What the task requires:
Copy every line, exactly and only, from the line containing "Write a Python" to the line containing "elinewidth=0.8, capsize=3, capthick=0.8, zorder=1)", both lines included.

(Records with drawing code)

= = =

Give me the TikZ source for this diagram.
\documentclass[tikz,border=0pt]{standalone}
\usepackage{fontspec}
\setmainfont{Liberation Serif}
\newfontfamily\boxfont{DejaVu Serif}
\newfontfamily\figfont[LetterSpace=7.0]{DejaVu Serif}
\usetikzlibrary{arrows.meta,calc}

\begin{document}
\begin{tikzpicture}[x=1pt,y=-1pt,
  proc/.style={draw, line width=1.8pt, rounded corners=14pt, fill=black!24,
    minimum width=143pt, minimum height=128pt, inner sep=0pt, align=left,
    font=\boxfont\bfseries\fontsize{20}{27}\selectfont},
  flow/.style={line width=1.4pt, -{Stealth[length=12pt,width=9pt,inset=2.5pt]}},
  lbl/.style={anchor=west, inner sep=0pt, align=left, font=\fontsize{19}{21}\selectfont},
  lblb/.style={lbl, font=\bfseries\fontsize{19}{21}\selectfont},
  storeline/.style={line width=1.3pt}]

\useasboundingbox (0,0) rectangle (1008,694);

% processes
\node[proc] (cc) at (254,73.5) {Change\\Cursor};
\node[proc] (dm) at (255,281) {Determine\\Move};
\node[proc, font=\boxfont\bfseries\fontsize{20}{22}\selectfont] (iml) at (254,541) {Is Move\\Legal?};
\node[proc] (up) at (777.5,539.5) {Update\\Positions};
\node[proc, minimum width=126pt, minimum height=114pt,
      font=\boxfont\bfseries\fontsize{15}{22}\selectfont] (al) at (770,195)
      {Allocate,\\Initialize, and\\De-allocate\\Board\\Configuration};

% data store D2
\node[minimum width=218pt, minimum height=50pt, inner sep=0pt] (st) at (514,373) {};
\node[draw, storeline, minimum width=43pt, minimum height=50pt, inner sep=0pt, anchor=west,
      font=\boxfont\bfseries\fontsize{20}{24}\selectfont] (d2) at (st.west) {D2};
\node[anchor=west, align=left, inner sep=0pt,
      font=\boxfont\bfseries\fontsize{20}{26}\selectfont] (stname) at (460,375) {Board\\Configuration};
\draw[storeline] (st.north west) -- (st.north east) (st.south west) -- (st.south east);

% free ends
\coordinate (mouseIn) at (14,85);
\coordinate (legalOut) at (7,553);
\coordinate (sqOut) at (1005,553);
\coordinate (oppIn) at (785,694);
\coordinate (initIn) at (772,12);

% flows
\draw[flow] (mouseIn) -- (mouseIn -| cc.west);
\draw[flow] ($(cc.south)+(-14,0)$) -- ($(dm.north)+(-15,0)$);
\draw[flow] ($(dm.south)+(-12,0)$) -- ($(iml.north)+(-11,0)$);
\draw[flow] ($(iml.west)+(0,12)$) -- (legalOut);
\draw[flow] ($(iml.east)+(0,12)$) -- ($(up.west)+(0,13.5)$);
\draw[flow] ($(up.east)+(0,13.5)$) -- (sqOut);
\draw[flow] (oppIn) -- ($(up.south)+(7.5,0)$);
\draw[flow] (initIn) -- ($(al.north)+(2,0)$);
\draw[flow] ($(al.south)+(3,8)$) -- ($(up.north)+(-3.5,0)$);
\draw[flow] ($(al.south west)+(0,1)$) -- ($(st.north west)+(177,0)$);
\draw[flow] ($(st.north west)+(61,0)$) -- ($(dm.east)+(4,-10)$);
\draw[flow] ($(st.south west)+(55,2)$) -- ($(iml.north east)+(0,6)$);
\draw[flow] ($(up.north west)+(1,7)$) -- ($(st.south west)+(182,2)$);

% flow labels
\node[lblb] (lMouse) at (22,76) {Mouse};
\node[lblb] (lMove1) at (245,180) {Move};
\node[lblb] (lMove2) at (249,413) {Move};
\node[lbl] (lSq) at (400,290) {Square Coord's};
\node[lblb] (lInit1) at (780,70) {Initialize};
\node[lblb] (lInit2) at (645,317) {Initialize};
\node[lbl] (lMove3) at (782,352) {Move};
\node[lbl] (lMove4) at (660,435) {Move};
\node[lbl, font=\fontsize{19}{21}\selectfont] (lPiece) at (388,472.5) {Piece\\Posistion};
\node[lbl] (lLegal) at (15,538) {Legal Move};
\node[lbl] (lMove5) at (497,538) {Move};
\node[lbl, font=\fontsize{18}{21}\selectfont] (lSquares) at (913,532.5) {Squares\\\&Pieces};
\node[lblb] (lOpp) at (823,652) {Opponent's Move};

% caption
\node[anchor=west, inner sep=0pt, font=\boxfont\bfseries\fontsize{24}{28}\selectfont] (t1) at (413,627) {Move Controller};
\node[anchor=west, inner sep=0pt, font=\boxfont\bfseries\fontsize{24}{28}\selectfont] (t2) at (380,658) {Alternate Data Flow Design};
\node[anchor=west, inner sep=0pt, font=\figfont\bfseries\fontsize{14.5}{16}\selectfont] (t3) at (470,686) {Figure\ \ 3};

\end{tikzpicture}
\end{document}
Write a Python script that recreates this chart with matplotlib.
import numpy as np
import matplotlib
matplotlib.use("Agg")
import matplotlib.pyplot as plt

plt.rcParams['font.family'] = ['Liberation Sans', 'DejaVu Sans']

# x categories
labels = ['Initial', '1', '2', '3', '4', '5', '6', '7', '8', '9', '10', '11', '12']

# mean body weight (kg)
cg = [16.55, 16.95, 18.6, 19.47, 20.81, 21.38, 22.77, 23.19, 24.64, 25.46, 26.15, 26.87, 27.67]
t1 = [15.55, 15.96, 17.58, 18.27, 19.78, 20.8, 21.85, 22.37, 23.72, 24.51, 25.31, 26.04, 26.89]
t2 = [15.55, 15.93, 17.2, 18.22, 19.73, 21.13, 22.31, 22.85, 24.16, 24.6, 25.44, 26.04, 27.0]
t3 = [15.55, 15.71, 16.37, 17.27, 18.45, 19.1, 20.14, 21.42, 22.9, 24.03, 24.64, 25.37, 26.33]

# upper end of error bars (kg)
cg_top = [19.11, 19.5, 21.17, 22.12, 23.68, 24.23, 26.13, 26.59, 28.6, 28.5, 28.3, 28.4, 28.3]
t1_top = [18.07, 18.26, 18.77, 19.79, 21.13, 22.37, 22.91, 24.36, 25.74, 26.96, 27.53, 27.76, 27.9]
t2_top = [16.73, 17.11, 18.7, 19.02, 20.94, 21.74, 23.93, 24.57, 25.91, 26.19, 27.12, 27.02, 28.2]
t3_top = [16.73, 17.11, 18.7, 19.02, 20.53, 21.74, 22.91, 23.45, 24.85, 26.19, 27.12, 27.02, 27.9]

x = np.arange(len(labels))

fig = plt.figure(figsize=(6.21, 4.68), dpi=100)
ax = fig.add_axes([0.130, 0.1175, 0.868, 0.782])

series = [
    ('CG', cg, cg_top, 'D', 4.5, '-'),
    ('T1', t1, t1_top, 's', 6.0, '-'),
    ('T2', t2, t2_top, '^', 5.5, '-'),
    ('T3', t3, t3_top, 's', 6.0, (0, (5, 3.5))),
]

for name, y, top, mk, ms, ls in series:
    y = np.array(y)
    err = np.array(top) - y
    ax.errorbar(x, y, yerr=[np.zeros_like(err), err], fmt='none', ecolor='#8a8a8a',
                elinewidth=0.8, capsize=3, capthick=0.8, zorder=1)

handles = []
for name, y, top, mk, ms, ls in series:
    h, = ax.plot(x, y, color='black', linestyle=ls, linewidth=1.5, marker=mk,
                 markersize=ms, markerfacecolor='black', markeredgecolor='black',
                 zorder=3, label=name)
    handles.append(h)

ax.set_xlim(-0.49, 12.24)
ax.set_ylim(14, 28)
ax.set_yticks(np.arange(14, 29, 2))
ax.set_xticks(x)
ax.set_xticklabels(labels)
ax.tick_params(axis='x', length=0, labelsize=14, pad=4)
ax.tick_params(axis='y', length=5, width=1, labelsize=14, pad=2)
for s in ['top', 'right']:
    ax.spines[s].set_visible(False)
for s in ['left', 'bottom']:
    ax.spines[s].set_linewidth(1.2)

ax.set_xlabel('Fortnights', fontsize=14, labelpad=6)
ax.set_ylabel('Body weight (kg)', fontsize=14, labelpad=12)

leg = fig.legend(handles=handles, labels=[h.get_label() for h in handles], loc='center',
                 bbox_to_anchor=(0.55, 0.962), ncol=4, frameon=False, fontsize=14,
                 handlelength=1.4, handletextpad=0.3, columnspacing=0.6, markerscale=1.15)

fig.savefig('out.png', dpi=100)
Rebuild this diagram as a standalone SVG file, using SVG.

= = =

Written answer:
Write a Python script that recreates this chart with matplotlib.
import numpy as np
import matplotlib
matplotlib.use("Agg")
import matplotlib.pyplot as plt

plt.rcParams['font.family'] = ['Liberation Sans', 'DejaVu Sans']

# x categories
labels = ['Initial', '1', '2', '3', '4', '5', '6', '7', '8', '9', '10', '11', '12']

# mean body weight (kg)
cg = [16.55, 16.95, 18.6, 19.47, 20.81, 21.38, 22.77, 23.19, 24.64, 25.46, 26.15, 26.87, 27.67]
t1 = [15.55, 15.96, 17.58, 18.27, 19.78, 20.8, 21.85, 22.37, 23.72, 24.51, 25.31, 26.04, 26.89]
t2 = [15.55, 15.93, 17.2, 18.22, 19.73, 21.13, 22.31, 22.85, 24.16, 24.6, 25.44, 26.04, 27.0]
t3 = [15.55, 15.71, 16.37, 17.27, 18.45, 19.1, 20.14, 21.42, 22.9, 24.03, 24.64, 25.37, 26.33]

# upper end of error bars (kg)
cg_top = [19.11, 19.5, 21.17, 22.12, 23.68, 24.23, 26.13, 26.59, 28.6, 28.5, 28.3, 28.4, 28.3]
t1_top = [18.07, 18.26, 18.77, 19.79, 21.13, 22.37, 22.91, 24.36, 25.74, 26.96, 27.53, 27.76, 27.9]
t2_top = [16.73, 17.11, 18.7, 19.02, 20.94, 21.74, 23.93, 24.57, 25.91, 26.19, 27.12, 27.02, 28.2]
t3_top = [16.73, 17.11, 18.7, 19.02, 20.53, 21.74, 22.91, 23.45, 24.85, 26.19, 27.12, 27.02, 27.9]

x = np.arange(len(labels))

fig = plt.figure(figsize=(6.21, 4.68), dpi=100)
ax = fig.add_axes([0.130, 0.1175, 0.868, 0.782])

series = [
    ('CG', cg, cg_top, 'D', 4.5, '-'),
    ('T1', t1, t1_top, 's', 6.0, '-'),
    ('T2', t2, t2_top, '^', 5.5, '-'),
    ('T3', t3, t3_top, 's', 6.0, (0, (5, 3.5))),
]

for name, y, top, mk, ms, ls in series:
    y = np.array(y)
    err = np.array(top) - y
    ax.errorbar(x, y, yerr=[np.zeros_like(err), err], fmt='none', ecolor='#8a8a8a',
                elinewidth=0.8, capsize=3, capthick=0.8, zorder=1)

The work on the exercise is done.